YOUR OBJECTIVE: Every line below is to be copied exactly, with the pictures left out.

SOURCE MATERIAL:
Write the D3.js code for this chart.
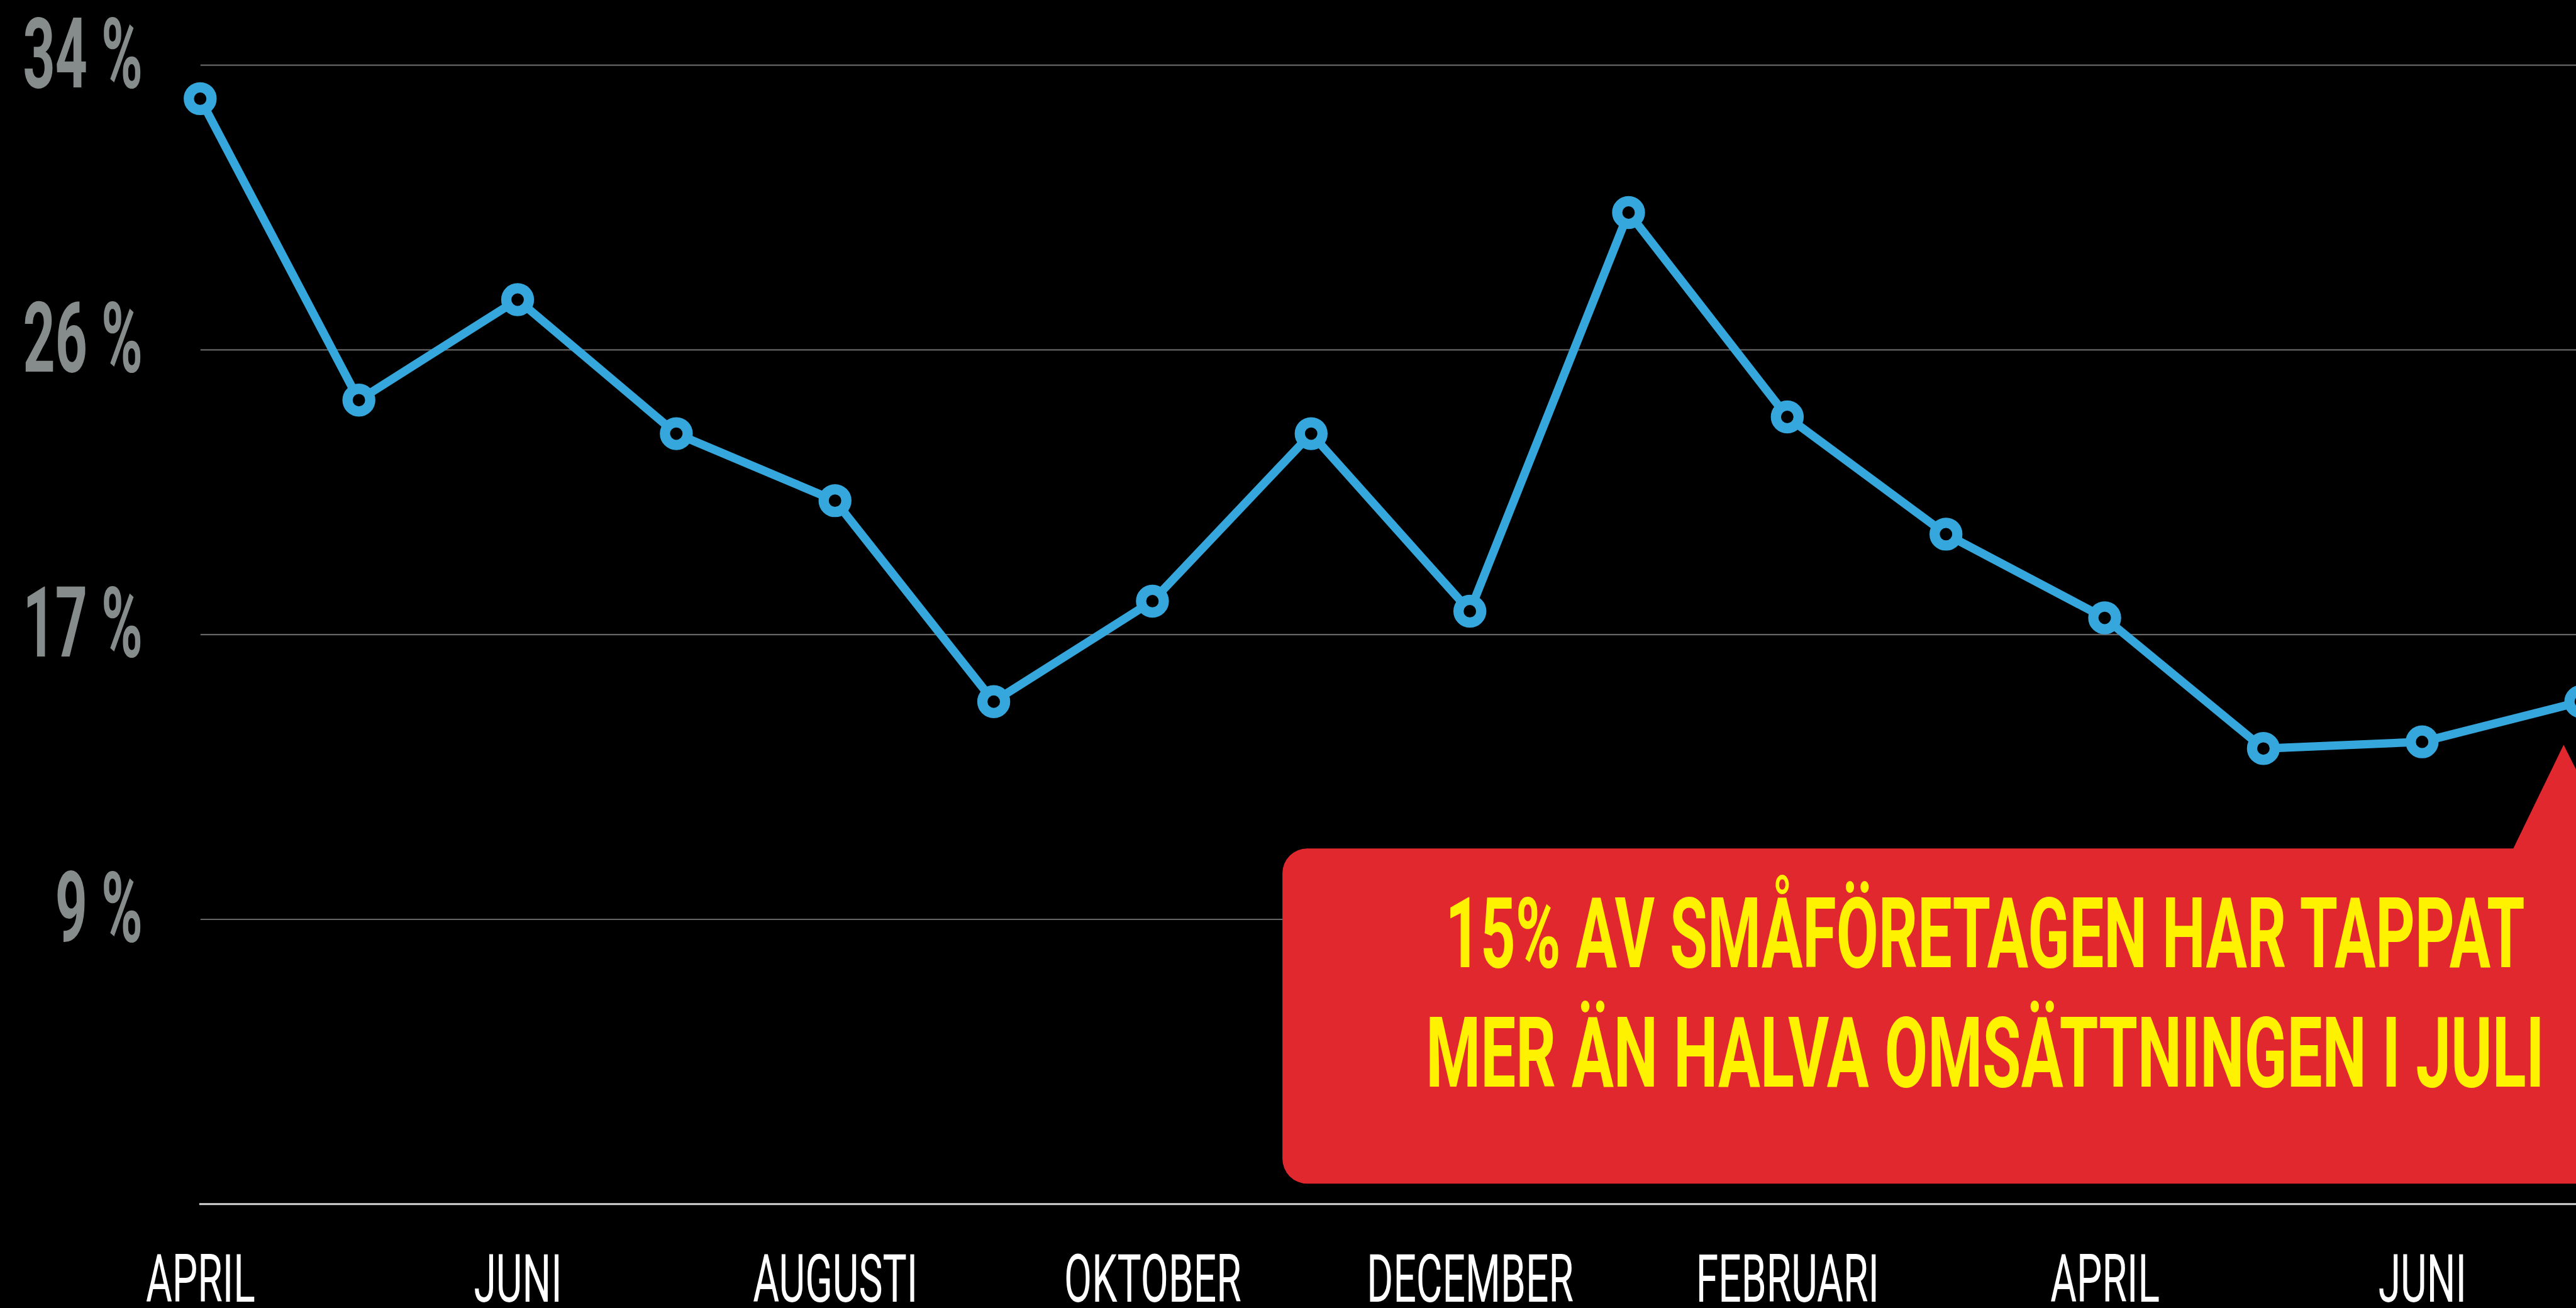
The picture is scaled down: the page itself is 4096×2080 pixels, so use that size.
<!DOCTYPE html>
<html><head><meta charset="utf-8">
<script src="https://cdn.jsdelivr.net/npm/d3@7"></script>
<style>html,body{margin:0;padding:0;background:#000;overflow:hidden}</style>
</head><body>
<svg id="chart" width="4096" height="2080" style="display:block;background:#000"></svg>
<script>
// ---- data ----
const periods = ["2020-04","2020-05","2020-06","2020-07","2020-08","2020-09","2020-10","2020-11","2020-12","2021-01","2021-02","2021-03","2021-04","2021-05","2021-06","2021-07"];
const months = ["APRIL","MAJ","JUNI","JULI","AUGUSTI","SEPTEMBER","OKTOBER","NOVEMBER","DECEMBER","JANUARI","FEBRUARI","MARS","APRIL","MAJ","JUNI","JULI"];
const shares = [33,24,27,23,21,15,18,23,17.7,29.6,23.5,20,17.5,13.6,13.8,15];
const xTickPeriods = ["2020-04","2020-06","2020-08","2020-10","2020-12","2021-02","2021-04","2021-06"];
const yTicks = [8.5,17,25.5,34];
const yTickLabels = ["9 %","17 %","26 %","34 %"];
const calloutLines = ["15% AV SMÅFÖRETAGEN HAR TAPPAT","MER ÄN HALVA OMSÄTTNINGEN I JULI"];

// ---- layout (reference units, scaled by S) ----
const S = 0.987, W = 4149, H = 2107;
const svg = d3.select("#chart");
const root = svg.append("g").attr("transform", `scale(${S})`);

const x = d3.scalePoint().domain(periods).range([322.5, 4157.7]);
const y = d3.scaleLinear().domain([0, 34]).range([1940, 105]);

const FONT = "Roboto, 'Liberation Sans', sans-serif";

// measuring helper for condensed look
function measure(txt, size, weight) {
  const t = svg.append("text").attr("font-family", FONT).attr("font-size", size).attr("font-weight", weight).text(txt);
  const w = t.node().getComputedTextLength();
  t.remove();
  return w;
}
const yFs = 157, xFs = 108;
const yCond = 193 / measure("34 %", yFs, 700);
const xCond = 333 / measure("DECEMBER", xFs, 400);

// gridlines
root.append("g").selectAll("line").data(yTicks).join("line")
  .attr("x1", 323).attr("x2", W + 10)
  .attr("y1", d => y(d)).attr("y2", d => y(d))
  .attr("stroke", "#666").attr("stroke-width", 2.2);

// y labels
root.append("g").selectAll("text").data(yTicks).join("text")
  .attr("transform", d => `translate(230,${y(d) + 35.5}) scale(${yCond},1)`)
  .attr("text-anchor", "end")
  .attr("font-family", FONT).attr("font-size", yFs).attr("font-weight", 700)
  .attr("fill", "#868b8c")
  .text((d, i) => yTickLabels[i]);

// baseline
root.append("line").attr("x1", 321).attr("x2", W + 10)
  .attr("y1", y(0)).attr("y2", y(0))
  .attr("stroke", "#d6d6d6").attr("stroke-width", 3.2);

// x axis labels
const xAxis = d3.axisBottom(x).tickValues(xTickPeriods)
  .tickFormat(p => months[periods.indexOf(p)]).tickSize(0);
const gx = root.append("g").attr("transform", `translate(0,${y(0)})`).call(xAxis);
gx.select(".domain").remove();
gx.selectAll("text")
  .attr("y", 0).attr("dy", 0)
  .attr("transform", `translate(0,157) scale(${xCond},1)`)
  .attr("font-family", FONT).attr("font-size", xFs).attr("font-weight", 400)
  .attr("fill", "#fff");

// line
const line = d3.line().x((d, i) => x(periods[i])).y(d => y(d));
root.append("path").datum(shares)
  .attr("d", line).attr("fill", "none")
  .attr("stroke", "#36a7dd").attr("stroke-width", 13.5)
  .attr("stroke-linejoin", "round");

// markers
root.append("g").selectAll("circle").data(shares).join("circle")
  .attr("cx", (d, i) => x(periods[i])).attr("cy", d => y(d))
  .attr("r", 18.3).attr("fill", "#000")
  .attr("stroke", "#36a7dd").attr("stroke-width", 16.5);

// callout
const L = 2066, T = 1367, B = 1907, R = 4400, r = 40;
const callout = d3.path();
callout.moveTo(L + r, T);
callout.lineTo(4049, T);
callout.lineTo(4130, 1200);
callout.lineTo(4214, T);
callout.lineTo(R, T);
callout.lineTo(R, B);
callout.lineTo(L + r, B);
callout.arcTo(L, B, L, B - r, r);
callout.lineTo(L, T + r);
callout.arcTo(L, T, L + r, T, r);
callout.closePath();
root.append("path").attr("d", callout.toString()).attr("fill", "#e1282f");

const lineWidths = [1739, 1802];
const lineBase = [1558, 1751];
root.append("g").selectAll("text").data(calloutLines).join("text")
  .attr("x", 3198).attr("y", (d, i) => lineBase[i])
  .attr("text-anchor", "middle")
  .attr("textLength", (d, i) => lineWidths[i]).attr("lengthAdjust", "spacingAndGlyphs")
  .attr("font-family", FONT).attr("font-size", 157).attr("font-weight", 700)
  .attr("fill", "#fff200")
  .text(d => d);
</script>
</body></html>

REPLY:
Write the D3.js code for this chart.
The picture is scaled down: the page itself is 4096×2080 pixels, so use that size.
<!DOCTYPE html>
<html><head><meta charset="utf-8">
<script src="https://cdn.jsdelivr.net/npm/d3@7"></script>
<style>html,body{margin:0;padding:0;background:#000;overflow:hidden}</style>
</head><body>
<svg id="chart" width="4096" height="2080" style="display:block;background:#000"></svg>
<script>
// ---- data ----
const periods = ["2020-04","2020-05","2020-06","2020-07","2020-08","2020-09","2020-10","2020-11","2020-12","2021-01","2021-02","2021-03","2021-04","2021-05","2021-06","2021-07"];
const months = ["APRIL","MAJ","JUNI","JULI","AUGUSTI","SEPTEMBER","OKTOBER","NOVEMBER","DECEMBER","JANUARI","FEBRUARI","MARS","APRIL","MAJ","JUNI","JULI"];
const shares = [33,24,27,23,21,15,18,23,17.7,29.6,23.5,20,17.5,13.6,13.8,15];
const xTickPeriods = ["2020-04","2020-06","2020-08","2020-10","2020-12","2021-02","2021-04","2021-06"];
const yTicks = [8.5,17,25.5,34];
const yTickLabels = ["9 %","17 %","26 %","34 %"];
const calloutLines = ["15% AV SMÅFÖRETAGEN HAR TAPPAT","MER ÄN HALVA OMSÄTTNINGEN I JULI"];

// ---- layout (reference units, scaled by S) ----
const S = 0.987, W = 4149, H = 2107;
const svg = d3.select("#chart");
const root = svg.append("g").attr("transform", `scale(${S})`);

const x = d3.scalePoint().domain(periods).range([322.5, 4157.7]);
const y = d3.scaleLinear().domain([0, 34]).range([1940, 105]);

const FONT = "Roboto, 'Liberation Sans', sans-serif";

// measuring helper for condensed look
function measure(txt, size, weight) {
  const t = svg.append("text").attr("font-family", FONT).attr("font-size", size).attr("font-weight", weight).text(txt);
  const w = t.node().getComputedTextLength();
  t.remove();
  return w;
}
const yFs = 157, xFs = 108;
const yCond = 193 / measure("34 %", yFs, 700);
const xCond = 333 / measure("DECEMBER", xFs, 400);

// gridlines
root.append("g").selectAll("line").data(yTicks).join("line")
  .attr("x1", 323).attr("x2", W + 10)
  .attr("y1", d => y(d)).attr("y2", d => y(d))
  .attr("stroke", "#666").attr("stroke-width", 2.2);

// y labels
root.append("g").selectAll("text").data(yTicks).join("text")
  .attr("transform", d => `translate(230,${y(d) + 35.5}) scale(${yCond},1)`)
  .attr("text-anchor", "end")
  .attr("font-family", FONT).attr("font-size", yFs).attr("font-weight", 700)
  .attr("fill", "#868b8c")
  .text((d, i) => yTickLabels[i]);

// baseline
root.append("line").attr("x1", 321).attr("x2", W + 10)
  .attr("y1", y(0)).attr("y2", y(0))
  .attr("stroke", "#d6d6d6").attr("stroke-width", 3.2);

// x axis labels
const xAxis = d3.axisBottom(x).tickValues(xTickPeriods)
  .tickFormat(p => months[periods.indexOf(p)]).tickSize(0);
const gx = root.append("g").attr("transform", `translate(0,${y(0)})`).call(xAxis);
gx.select(".domain").remove();
gx.selectAll("text")
  .attr("y", 0).attr("dy", 0)
  .attr("transform", `translate(0,157) scale(${xCond},1)`)
  .attr("font-family", FONT).attr("font-size", xFs).attr("font-weight", 400)
  .attr("fill", "#fff");

// line
const line = d3.line().x((d, i) => x(periods[i])).y(d => y(d));
root.append("path").datum(shares)
  .attr("d", line).attr("fill", "none")
  .attr("stroke", "#36a7dd").attr("stroke-width", 13.5)
  .attr("stroke-linejoin", "round");

// markers
root.append("g").selectAll("circle").data(shares).join("circle")
  .attr("cx", (d, i) => x(periods[i])).attr("cy", d => y(d))
  .attr("r", 18.3).attr("fill", "#000")
  .attr("stroke", "#36a7dd").attr("stroke-width", 16.5);

// callout
const L = 2066, T = 1367, B = 1907, R = 4400, r = 40;
const callout = d3.path();
callout.moveTo(L + r, T);
callout.lineTo(4049, T);
callout.lineTo(4130, 1200);
callout.lineTo(4214, T);
callout.lineTo(R, T);
callout.lineTo(R, B);
callout.lineTo(L + r, B);
callout.arcTo(L, B, L, B - r, r);
callout.lineTo(L, T + r);
callout.arcTo(L, T, L + r, T, r);
callout.closePath();
root.append("path").attr("d", callout.toString()).attr("fill", "#e1282f");

const lineWidths = [1739, 1802];
const lineBase = [1558, 1751];
root.append("g").selectAll("text").data(calloutLines).join("text")
  .attr("x", 3198).attr("y", (d, i) => lineBase[i])
  .attr("text-anchor", "middle")
  .attr("textLength", (d, i) => lineWidths[i]).attr("lengthAdjust", "spacingAndGlyphs")
  .attr("font-family", FONT).attr("font-size", 157).attr("font-weight", 700)
  .attr("fill", "#fff200")
  .text(d => d);
</script>
</body></html>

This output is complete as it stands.